NetApp and Google Cloud have announced a new unified storage offering—Google Cloud NetApp Volumes Flex Unified Service Level—that lets enterprises run file and block workloads side‑by‑side across all Google Cloud regions, a move that could reshape how AI‑driven applications access data at scale.
The partnership between NetApp (NASDAQ: NTAP) and Google Cloud has moved from incremental integration to a full‑stack storage solution designed for the data‑intensive demands of modern AI. At Google Cloud Next 2026, the two vendors revealed a single storage pool that supports both file‑based and block‑based workloads without requiring customers to re‑architect applications or duplicate data. The service, now generally available, builds on Google Cloud NetApp Volumes—a managed, high‑performance storage tier that already powers databases, VMware, and high‑performance computing.
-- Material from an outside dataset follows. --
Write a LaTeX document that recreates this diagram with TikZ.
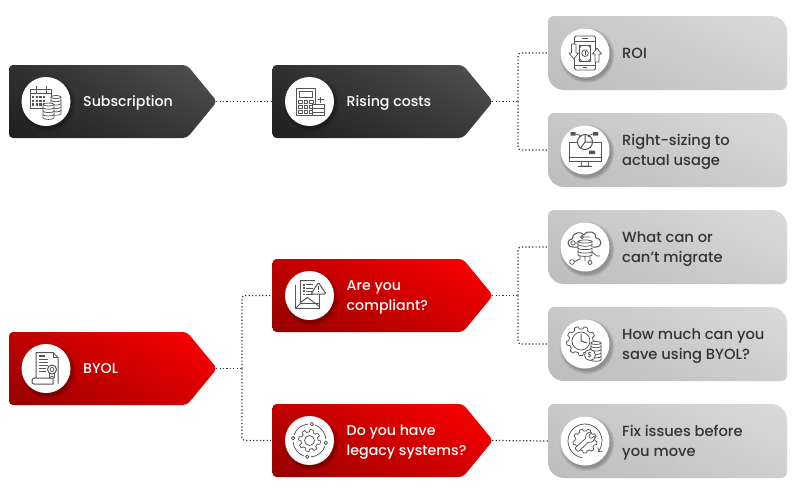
\documentclass[tikz,border=0pt]{standalone}
\usepackage{fontspec}
\setmainfont{Poppins}[UprightFont=* Medium]
\usetikzlibrary{calc,arrows.meta,shadings}
\definecolor{icg}{HTML}{555555}
\definecolor{conc}{HTML}{333333}
\definecolor{dA}{HTML}{1F1F1F}\definecolor{dB}{HTML}{303030}\definecolor{dC}{HTML}{3A3A3A}\definecolor{dD}{HTML}{525252}
\definecolor{rA}{HTML}{960000}\definecolor{rB}{HTML}{C00000}\definecolor{rC}{HTML}{D80000}\definecolor{rD}{HTML}{FF0000}
\definecolor{gA}{HTML}{BCBCBC}\definecolor{gB}{HTML}{C8C8C8}\definecolor{gC}{HTML}{CECECE}\definecolor{gD}{HTML}{DADADA}
\tikzset{x=1pt,y=-1pt,
 conn/.style={draw=conc,line width=1.2pt,dash pattern=on 1.2pt off 2.2pt,rounded corners=3pt},
 ic/.style={draw=icg,line width=.75pt,line join=round},
 icf/.style={ic,fill=white},
 icn/.style={circle,fill=white,inner sep=0pt,minimum size=49pt},
 wtext/.style={text=white,font=\fontsize{14.2}{20}\selectfont,align=left,anchor=west,inner sep=0pt,yshift=-1.5pt},
 dtext/.style={text=black!80,font=\fontsize{14.7}{20}\selectfont,align=left,anchor=west,inner sep=0pt,yshift=-1.8pt},
 holder/.style={inner sep=0pt,minimum height=73pt},
 darkfill/.style={lower left=dA,upper left=dB,lower right=dC,upper right=dD},
 redfill/.style={lower left=rA,upper left=rB,lower right=rC,upper right=rD},
 grayfill/.style={lower left=gA,upper left=gB,lower right=gC,upper right=gD},
}
% name, left x, centre y, width, fill style, circle name, text name, text
\newcommand{\pentbox}[8]{%
 \pgfmathsetmacro{\xa}{#2}\pgfmathsetmacro{\xb}{#2+#4+1}\pgfmathsetmacro{\xs}{#2+#4-29}%
 \node[holder,minimum width=#4pt] (#1) at ({#2+#4/2},#3) {};%
 \shade[#5,rounded corners=4pt] (\xa,{#3-36.5}) -- (\xs,{#3-36.5}) -- (\xb,#3) -- (\xs,{#3+36.5}) -- (\xa,{#3+36.5}) -- cycle;%
 \circshadow{{#2+37}}{#3}%
 \node[icn] (#6) at ({#2+37},#3) {};%
 \node[wtext] (#7) at ({#2+74},#3) {#8};%
}
\newcommand{\graybox}[5]{%
 \pgfmathsetmacro{\ya}{#2-37}\pgfmathsetmacro{\yb}{#2+37}%
 \node[holder,minimum width=239pt] (#1) at (667.5,#2) {};%
 \shade[grayfill] (554,\ya) -- (771,\ya) arc[start angle=90,end angle=0,x radius=16,y radius=-16] -- (787,{\yb-6}) arc[start angle=0,end angle=-90,x radius=6,y radius=-6] -- (564,\yb) arc[start angle=270,end angle=180,x radius=16,y radius=-16] -- (548,{\ya+6}) arc[start angle=180,end angle=90,x radius=6,y radius=-6] -- cycle;%
 \circshadow{585}{#2}%
 \node[icn] (#3) at (585,#2) {};%
 \node[dtext] (#4) at (622,#2) {#5};%
}
\newcommand{\circshadow}[2]{%
 \foreach \r in {24.5,25.5,26.5,27.5}{\fill[black,opacity=.07] ($(#1,#2)+(2,2.5)$) circle[radius=\r];}%
}
% gear outline: cx cy r1 r2 teeth
\newcommand{\gearline}[5]{%
 \draw[ic,fill=white] plot[variable=\t,samples=#5*8+1,domain=3:363] ({#1+(#3+(#4-#3)*(sin(#5*\t)>0?1:0))*cos(\t)},{#2+(#3+(#4-#3)*(sin(#5*\t)>0?1:0))*sin(\t)}) -- cycle;%
}
% circular arc about the local origin: radius, from, to (angles measured clockwise on the page)
\newcommand{\iarc}[4][]{\draw[ic,#1] (#3:#2) arc[start angle=#3,end angle=#4,radius=#2];}
% cx, top y, rx, count
\newcommand{\coins}[4]{%
 \foreach \k in {#4,...,1}{%
  \pgfmathsetmacro{\yy}{#2+(\k-1)*3.4}%
  \path[icf] (#1-#3,\yy) -- (#1-#3,\yy+3.2) arc[start angle=180,end angle=0,x radius=#3,y radius=1.5] -- (#1+#3,\yy) -- cycle;%
 }%
 \draw[icf] (#1,#2) ellipse[x radius=#3,y radius=1.5];%
}
\begin{document}
\begin{tikzpicture}
\useasboundingbox (0,0) rectangle (796,490);
\fill[white] (0,0) rectangle (796,490);

\pentbox{sub}{9}{101.5}{207}{darkfill}{subc}{subt}{Subscription}
\pentbox{ris}{272.5}{101.5}{219.5}{darkfill}{risc}{rist}{Rising costs}
\pentbox{com}{272.5}{295.5}{219.5}{redfill}{comc}{comt}{Are you\\compliant?}
\pentbox{byo}{9}{368.5}{207}{redfill}{byoc}{byot}{BYOL\vphantom{p}}
\pentbox{leg}{272.5}{440.5}{219.5}{redfill}{legc}{legt}{Do you have\\legacy systems?}
\graybox{roi}{53}{roic}{roit}{ROI\vphantom{p}}
\graybox{rig}{150}{rigc}{rigt}{Right-sizing to\\actual usage}
\graybox{wha}{247}{whac}{what}{What can or\\can’t migrate}
\graybox{how}{344}{howc}{howt}{How much can you\\save using BYOL?}
\graybox{fix}{441}{fixc}{fixt}{Fix issues before\\you move}

% connectors
\coordinate (e1) at (518,101.5);
\coordinate (e2) at (518,295.5);
\coordinate (e3) at (242,368.5);
\draw[conn] (sub.east) -- (ris.west);
\draw[conn] (ris.east) -- (e1);
\draw[conn] (e1) |- (roi.west);
\draw[conn] (e1) |- (rig.west);
\draw[conn] (com.east) -- (e2);
\draw[conn] (e2) |- (wha.west);
\draw[conn] (e2) |- (how.west);
\draw[conn] (byo.east) -- (e3);
\draw[conn] (e3) |- (com.west);
\draw[conn] (e3) |- (leg.west);
\draw[conn] (leg.east) -- (fix.west);

% icon: calendar + coins
\begin{scope}[shift={(subc.center)}]
 \draw[ic] (-16,-8) rectangle (5,7);
 \draw[ic] (-16,-12) rectangle (5,-8);
 \draw[ic] (-10,-16) -- (-10,-9) (0,-16) -- (0,-9);
 \foreach \i in {0,1,2,3}\foreach \j in {0,1,2}{\fill[icg] ({-14+\i*3.6},{-5.5+\j*3.6}) rectangle ++(2.4,2.4);}
 \coins{10}{-4.5}{5}{5}
 \coins{2.5}{3}{5.5}{4}
\end{scope}
% icon: calculator
\begin{scope}[shift={(risc.center)}]
 \draw[ic] (-13.5,-13) rectangle (5.5,14);
 \draw[ic] (-10.5,-10) rectangle (2.5,-4);
 \foreach \i in {0,1,2}\foreach \j in {0,1,2}{\draw[ic,line width=.6pt] ({-11+\i*5.6},{-1+\j*4.8}) rectangle ++(3.6,3);}
 \draw[ic,line width=1pt] (8,-2) -- (14,-2) (11,-5) -- (11,1);
 \foreach \j in {0,1,2}{\draw[icf] (3,{3+\j*3.7}) rectangle (15,{6.7+\j*3.7});}
\end{scope}
% icon: phone
\begin{scope}[shift={(roic.center)}]
 \draw[ic,rounded corners=1.5pt] (-10.5,-17) rectangle (10.5,17);
 \draw[ic] (-10.5,-12) -- (10.5,-12) (-10.5,12) -- (10.5,12) (-3,-14.5) -- (3,-14.5) (-2,14.5) -- (2,14.5);
 \draw[ic] (-5.5,-8) rectangle (5.5,8.5);
 \draw[ic] (0,0.2) circle[radius=3.3];
 \fill[icg] (-.5,-1.8) rectangle (.5,2.2);
 \foreach \s in {-1,1}{\draw[ic] ({\s*5.5},-5) -- ({\s*3},-8) ({\s*5.5},5.5) -- ({\s*3},8.5);}
 \draw[icf] (-13.5,-9) -- (-9,-9) -- (-9,0) -- (-6.5,0) -- (-11.2,6) -- (-16,0) -- (-13.5,0) -- cycle;
 \draw[icf] (10,9) -- (14,9) -- (14,1) -- (16.5,1) -- (12,-5) -- (7.5,1) -- (10,1) -- cycle;
\end{scope}
% icon: monitor + pie
\begin{scope}[shift={(rigc.center)}]
 \draw[ic,line width=1pt] (-16,-8) rectangle (16,11);
 \draw[ic] (-16,7) -- (16,7);
 \draw[ic] (-3,11) -- (-4,16) -- (4,16) -- (3,11) (-7,16.5) -- (7,16.5);
 \draw[icf,line width=1pt] (0,-8) circle[radius=7.5];
 \draw[ic,line width=1pt] (0,-8) -- (0,-15.5) (0,-8) -- (7.5,-8) (0,-8) -- (-4.5,-2);
 \fill[icg] (-14.5,-18) rectangle (-9.5,-14.5) (8,-18) rectangle (13,-14.5) (4,.5) rectangle (10,4);
 \draw[ic] (-9.5,-16) -- (-6,-15) -- (-4,-13) (8,-16) -- (5,-15) -- (3,-13);
\end{scope}
% icon: documents + warning
\begin{scope}[shift={(comc.center)}]
 \draw[ic,line width=1pt] (-14,-11) -- (-14,13) -- (10,13) -- (10,8);
 \draw[ic,line width=1pt] (-9,8) -- (-9,-15) -- (5,-15) (10,-2) -- (10,8) -- (-9,8);
 \foreach \j in {0,1,2,3}{\fill[icg] (-6.5,{-11.5+\j*3.2}) rectangle ++(1.6,1.6);\draw[ic] (-3.5,{-10.7+\j*3.2}) -- (3,{-10.7+\j*3.2});}
 \draw[ic,line width=1pt] (-9,7) -- (-2,2) -- (10,11);
 \draw[ic] (-14,13) -- (-9,8);
 \draw[ic,line width=1pt,fill=white,rounded corners=1.2pt] (9,-13) -- (16.5,-1.5) -- (1.5,-1.5) -- cycle;
 \draw[ic,line width=1.1pt] (9,-9.5) -- (9,-5.5) (9,-4.4) -- (9,-3.3);
\end{scope}
% icon: certificate
\begin{scope}[shift={(byoc.center)}]
 \draw[ic,line width=1pt] (-10,10) -- (-10,-16) -- (7,-16) -- (12,-11) -- (12,15);
 \draw[ic] (7,-16) -- (7,-11) -- (12,-11);
 \foreach \j/\w in {0/6,1/9,2/9,3/9,4/7,5/7}{\draw[icg,line width=1.1pt] (-7,{-12.5+\j*3.1}) -- (-7+\w,{-12.5+\j*3.1});}
 \draw[icf,line width=1pt] (-14,13) .. controls (-14,9.5) and (-12,9.5) .. (-10,9.5) -- (7,9.5) -- (7,15.5) -- (-12,15.5) .. controls (-14,15.5) and (-14,14) .. (-14,13);
 \draw[icf] (3.5,4) -- (3.5,9.5) -- (6,7.5) -- (8.5,9.5) -- (8.5,4) -- cycle;
 \draw[icf,line width=1pt] (6,1) circle[radius=4.5];
 \draw[ic] (6,1) circle[radius=2];
\end{scope}
% icon: cycle gear
\begin{scope}[shift={(legc.center)}]
 \gearline{0}{0}{8.5}{11}{8}
 \draw[ic] (0,0) circle[radius=5];
 \iarc{16.5}{-160}{-95}
 \iarc{16.5}{-70}{-5}
 \iarc{16.5}{20}{85}
 \iarc{16.5}{110}{175}
 \foreach \a in {-82,8,98,188}{\draw[icf] (\a:16.5) circle[radius=1.8];}
\end{scope}
% icon: cloud + database
\begin{scope}[shift={(whac.center)}]
 \draw[ic,line width=1pt] (-5,0) -- (-12,0) .. controls (-19,0) and (-18,-8) .. (-13,-8) .. controls (-12,-15) and (-4,-16) .. (-1,-12) .. controls (3,-18) and (12,-15) .. (11,-9) .. controls (17,-9) and (18,0) .. (11,0) -- (8,0);
 \draw[ic] (-12,-4) circle[radius=2.2] (-10,-4) -- (-4,-4);
 \draw[ic] (-3,-10) circle[radius=1.5] (-1.5,-10) -- (5,-10);
 \draw[ic] (-5,7) -- (-5,12) -- (-11,15) -- (-13,15) (5,8) -- (5,14) (7,5) -- (12,9) -- (15,9) (0,9) -- (0,14);
 \draw[icf] (-13,15) circle[radius=2.4];
 \draw[icf] (5,15.5) circle[radius=2];
 \coins{0}{-5.5}{7}{4}
\end{scope}
% icon: clock gear + coins
\begin{scope}[shift={(howc.center)}]
 \gearline{-4}{-3}{12}{14.5}{9}
 \draw[ic] (-4,-3) circle[radius=9];
 \draw[ic,line width=1pt] (-4,-10) -- (-4,-3) -- (2,-1);
 \coins{11}{-1}{5}{5}
 \draw[icf] (5,11) circle[radius=5.5];
 \node[text=icg,font=\fontsize{7}{7}\selectfont,inner sep=0pt] (howd) at (5,11) {\$};
\end{scope}
% icon: wrench gear
\begin{scope}[shift={(fixc.center)}]
 \gearline{0}{0}{10}{12}{9}
 \iarc[-{Straight Barb[length=3pt,width=6pt]}]{17}{100}{400}
 \draw[icf,rounded corners=.8pt] (-8.5,9.5) -- (-10,7) -- (1,-3) .. controls (0,-7) and (3.5,-9.5) .. (7,-8.5) -- (3.8,-5.5) -- (4.6,-3.3) -- (6.8,-2.6) -- (9.5,-5.5) .. controls (10.5,-1.5) and (7.5,2) .. (3.5,1) -- (-6.5,10.5) -- cycle;
\end{scope}
\end{tikzpicture}
\end{document}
Unified Storage for File and Block
Traditionally, enterprises have been forced to choose between file storage for unstructured data and block storage for transactional workloads, often juggling multiple vendors and migration pipelines. NetApp’s Flex Unified Service Level collapses that dichotomy into one pool, automatically handling the underlying protocol while preserving performance SLAs. The service is accessible in every Google Cloud region, allowing data to stay “local” to compute resources, a critical factor for latency‑sensitive AI training and inference.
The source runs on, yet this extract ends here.